(The request) Copy the listing below in full and skip every picture.

(Data lines)

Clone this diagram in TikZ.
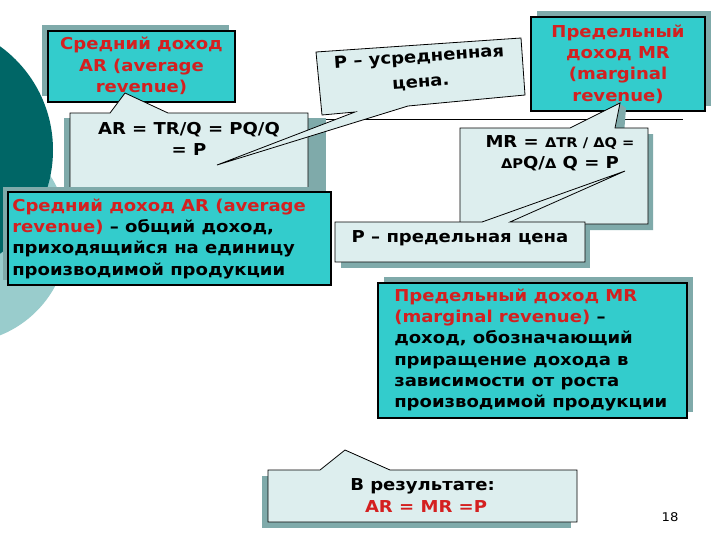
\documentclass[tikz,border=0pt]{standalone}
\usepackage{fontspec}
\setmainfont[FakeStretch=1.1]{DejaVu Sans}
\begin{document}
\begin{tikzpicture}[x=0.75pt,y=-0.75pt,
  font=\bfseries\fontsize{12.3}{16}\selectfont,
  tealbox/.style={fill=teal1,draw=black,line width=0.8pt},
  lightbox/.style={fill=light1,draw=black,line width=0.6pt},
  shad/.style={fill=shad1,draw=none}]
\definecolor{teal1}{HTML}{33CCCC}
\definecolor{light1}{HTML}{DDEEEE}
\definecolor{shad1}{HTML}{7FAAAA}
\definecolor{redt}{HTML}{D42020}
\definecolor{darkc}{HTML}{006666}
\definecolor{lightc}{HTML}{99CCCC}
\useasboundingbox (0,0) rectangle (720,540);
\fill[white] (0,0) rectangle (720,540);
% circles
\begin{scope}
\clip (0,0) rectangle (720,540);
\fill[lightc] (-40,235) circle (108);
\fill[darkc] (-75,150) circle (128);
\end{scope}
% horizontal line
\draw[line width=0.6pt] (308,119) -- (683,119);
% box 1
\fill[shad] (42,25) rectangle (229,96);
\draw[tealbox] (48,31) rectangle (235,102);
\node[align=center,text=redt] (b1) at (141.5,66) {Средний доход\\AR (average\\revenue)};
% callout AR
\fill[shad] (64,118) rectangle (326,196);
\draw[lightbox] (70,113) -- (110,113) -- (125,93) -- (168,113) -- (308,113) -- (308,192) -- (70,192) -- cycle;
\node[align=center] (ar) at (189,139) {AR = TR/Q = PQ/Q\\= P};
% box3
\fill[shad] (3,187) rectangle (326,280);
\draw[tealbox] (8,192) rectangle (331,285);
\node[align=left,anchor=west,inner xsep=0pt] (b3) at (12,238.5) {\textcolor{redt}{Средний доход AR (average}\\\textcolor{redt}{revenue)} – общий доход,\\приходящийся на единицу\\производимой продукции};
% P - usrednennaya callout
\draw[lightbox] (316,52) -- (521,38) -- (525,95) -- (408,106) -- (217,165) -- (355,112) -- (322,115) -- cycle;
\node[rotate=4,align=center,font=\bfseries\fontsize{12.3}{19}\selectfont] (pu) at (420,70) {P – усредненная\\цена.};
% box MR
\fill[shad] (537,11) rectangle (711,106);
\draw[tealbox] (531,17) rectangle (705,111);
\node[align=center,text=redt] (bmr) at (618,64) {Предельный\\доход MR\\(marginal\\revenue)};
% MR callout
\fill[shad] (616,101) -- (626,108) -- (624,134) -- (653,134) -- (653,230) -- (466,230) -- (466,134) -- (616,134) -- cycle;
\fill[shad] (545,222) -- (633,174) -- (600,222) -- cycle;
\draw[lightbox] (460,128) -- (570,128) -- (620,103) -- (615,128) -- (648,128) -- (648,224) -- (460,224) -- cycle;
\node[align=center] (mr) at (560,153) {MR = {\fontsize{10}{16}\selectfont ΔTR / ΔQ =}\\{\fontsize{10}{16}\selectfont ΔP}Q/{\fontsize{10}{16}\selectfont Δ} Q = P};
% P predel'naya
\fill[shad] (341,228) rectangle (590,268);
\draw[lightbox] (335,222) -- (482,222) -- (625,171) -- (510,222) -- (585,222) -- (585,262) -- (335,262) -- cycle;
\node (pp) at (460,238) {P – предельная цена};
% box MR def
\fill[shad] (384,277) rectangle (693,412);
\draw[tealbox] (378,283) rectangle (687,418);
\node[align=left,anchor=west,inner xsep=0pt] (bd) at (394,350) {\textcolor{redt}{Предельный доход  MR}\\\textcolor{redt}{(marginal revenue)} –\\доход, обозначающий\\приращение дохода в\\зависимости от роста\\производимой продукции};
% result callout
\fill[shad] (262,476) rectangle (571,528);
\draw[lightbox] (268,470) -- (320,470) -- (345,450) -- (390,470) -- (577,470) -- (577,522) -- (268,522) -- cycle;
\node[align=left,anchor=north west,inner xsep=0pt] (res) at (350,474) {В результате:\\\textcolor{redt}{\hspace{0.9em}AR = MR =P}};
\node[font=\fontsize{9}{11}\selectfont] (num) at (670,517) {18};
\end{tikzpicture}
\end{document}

(Correct result)
Clone this diagram in TikZ.
\documentclass[tikz,border=0pt]{standalone}
\usepackage{fontspec}
\setmainfont[FakeStretch=1.1]{DejaVu Sans}
\begin{document}
\begin{tikzpicture}[x=0.75pt,y=-0.75pt,
  font=\bfseries\fontsize{12.3}{16}\selectfont,
  tealbox/.style={fill=teal1,draw=black,line width=0.8pt},
  lightbox/.style={fill=light1,draw=black,line width=0.6pt},
  shad/.style={fill=shad1,draw=none}]
\definecolor{teal1}{HTML}{33CCCC}
\definecolor{light1}{HTML}{DDEEEE}
\definecolor{shad1}{HTML}{7FAAAA}
\definecolor{redt}{HTML}{D42020}
\definecolor{darkc}{HTML}{006666}
\definecolor{lightc}{HTML}{99CCCC}
\useasboundingbox (0,0) rectangle (720,540);
\fill[white] (0,0) rectangle (720,540);
% circles
\begin{scope}
\clip (0,0) rectangle (720,540);
\fill[lightc] (-40,235) circle (108);
\fill[darkc] (-75,150) circle (128);
\end{scope}
% horizontal line
\draw[line width=0.6pt] (308,119) -- (683,119);
% box 1
\fill[shad] (42,25) rectangle (229,96);
\draw[tealbox] (48,31) rectangle (235,102);
\node[align=center,text=redt] (b1) at (141.5,66) {Средний доход\\AR (average\\revenue)};
% callout AR
\fill[shad] (64,118) rectangle (326,196);
\draw[lightbox] (70,113) -- (110,113) -- (125,93) -- (168,113) -- (308,113) -- (308,192) -- (70,192) -- cycle;
\node[align=center] (ar) at (189,139) {AR = TR/Q = PQ/Q\\= P};
% box3
\fill[shad] (3,187) rectangle (326,280);
\draw[tealbox] (8,192) rectangle (331,285);
\node[align=left,anchor=west,inner xsep=0pt] (b3) at (12,238.5) {\textcolor{redt}{Средний доход AR (average}\\\textcolor{redt}{revenue)} – общий доход,\\приходящийся на единицу\\производимой продукции};
% P - usrednennaya callout
\draw[lightbox] (316,52) -- (521,38) -- (525,95) -- (408,106) -- (217,165) -- (355,112) -- (322,115) -- cycle;
\node[rotate=4,align=center,font=\bfseries\fontsize{12.3}{19}\selectfont] (pu) at (420,70) {P – усредненная\\цена.};
% box MR
\fill[shad] (537,11) rectangle (711,106);
\draw[tealbox] (531,17) rectangle (705,111);
\node[align=center,text=redt] (bmr) at (618,64) {Предельный\\доход MR\\(marginal\\revenue)};
% MR callout
\fill[shad] (616,101) -- (626,108) -- (624,134) -- (653,134) -- (653,230) -- (466,230) -- (466,134) -- (616,134) -- cycle;
\fill[shad] (545,222) -- (633,174) -- (600,222) -- cycle;
\draw[lightbox] (460,128) -- (570,128) -- (620,103) -- (615,128) -- (648,128) -- (648,224) -- (460,224) -- cycle;
\node[align=center] (mr) at (560,153) {MR = {\fontsize{10}{16}\selectfont ΔTR / ΔQ =}\\{\fontsize{10}{16}\selectfont ΔP}Q/{\fontsize{10}{16}\selectfont Δ} Q = P};
% P predel'naya
\fill[shad] (341,228) rectangle (590,268);
\draw[lightbox] (335,222) -- (482,222) -- (625,171) -- (510,222) -- (585,222) -- (585,262) -- (335,262) -- cycle;
\node (pp) at (460,238) {P – предельная цена};
% box MR def
\fill[shad] (384,277) rectangle (693,412);
\draw[tealbox] (378,283) rectangle (687,418);
\node[align=left,anchor=west,inner xsep=0pt] (bd) at (394,350) {\textcolor{redt}{Предельный доход  MR}\\\textcolor{redt}{(marginal revenue)} –\\доход, обозначающий\\приращение дохода в\\зависимости от роста\\производимой продукции};
% result callout
\fill[shad] (262,476) rectangle (571,528);
\draw[lightbox] (268,470) -- (320,470) -- (345,450) -- (390,470) -- (577,470) -- (577,522) -- (268,522) -- cycle;
\node[align=left,anchor=north west,inner xsep=0pt] (res) at (350,474) {В результате:\\\textcolor{redt}{\hspace{0.9em}AR = MR =P}};
\node[font=\fontsize{9}{11}\selectfont] (num) at (670,517) {18};
\end{tikzpicture}
\end{document}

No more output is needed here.